Маловероятно, чтобы хоть один из упомянутых имел отношение к Красному Быку, напавшему на Фенеллу.
— Почему ты спрашиваешь? — спросил он, увидев мое явное замешательство.
— О, так просто, — ответила я. — Где-то услышала… вероятно, по радио.
Я видела, что он мне не поверил, но он был слишком джентльмен, чтобы настаивать.
— Вот и Святой Танкред, — сказала я. — Можете высадить меня у кладбища.
— А, — произнес доктор Дарби, нажимая на тормоза «морриса». — Время для молитвы?
— Что-то вроде того, — ответила я.
На самом деле мне надо было подумать.
Размышления и молитва вообще-то очень похожи, если призадуматься. Только молитва возносится, а мысль снисходит — или так кажется. Насколько я могу судить, это единственная разница.

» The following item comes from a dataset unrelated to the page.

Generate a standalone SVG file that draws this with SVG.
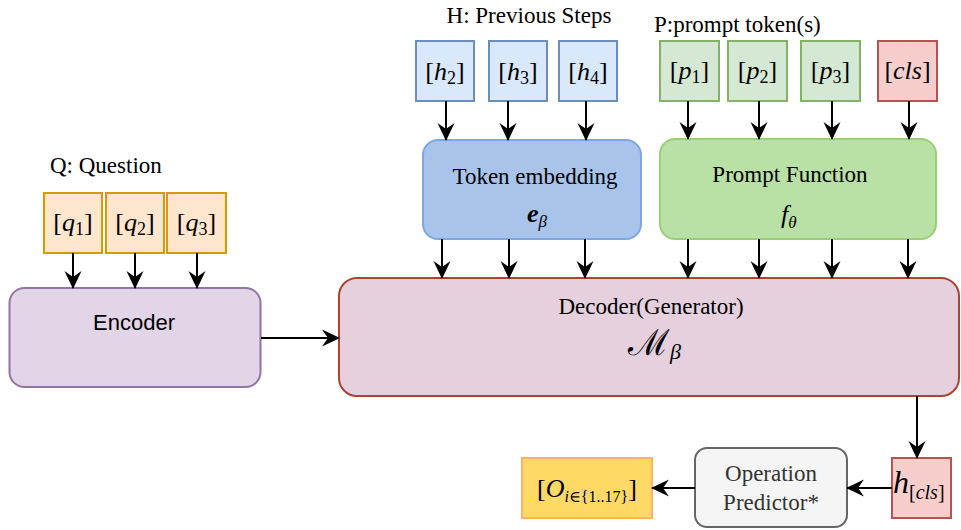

Я думала об этом, пока шла по полям в Букшоу. Мысли о Бруки Хейрвуде, убийстве и его причинах — в действительности это еще один способ помолиться за его душу, не так ли?
Если так, я только что установила прямую связь между христианским милосердием и расследованием преступления. Не могу дождаться, чтобы поделиться с викарием!
В четверти мили впереди и чуть-чуть сбоку была узкая дорожка и изгородь, где Порслин пряталась в кустах.
Почти не осознавая этого, я обнаружила, что мои ноги сами идут туда.
Если ее заявление насчет Фенеллы было ложью, она не могла на самом деле меня бояться, — просто притворялась. Должно быть, была другая причина, по которой она нырнула за изгородь, — причина, о которой я не подумала в то время.
Если дело в этом, она меня успешно обдурила.
Я перебралась по ступенькам через ограждение и оказалась на тропинке. Примерно здесь она скользнула в кусты. Я постояла секунду в молчании, прислушиваясь.
— Порслин? — произнесла я, чувствуя, как бегут мурашки по коже.
Что заставило меня думать, что она до сих пор тут?
— Порслин?
Ответа не было.
Я сделала глубокий вдох, осознавая, что он вполне может быть последним. Когда имеешь дело с Порслин, так легко обнаружить, что она приставила тебе нож к горлу.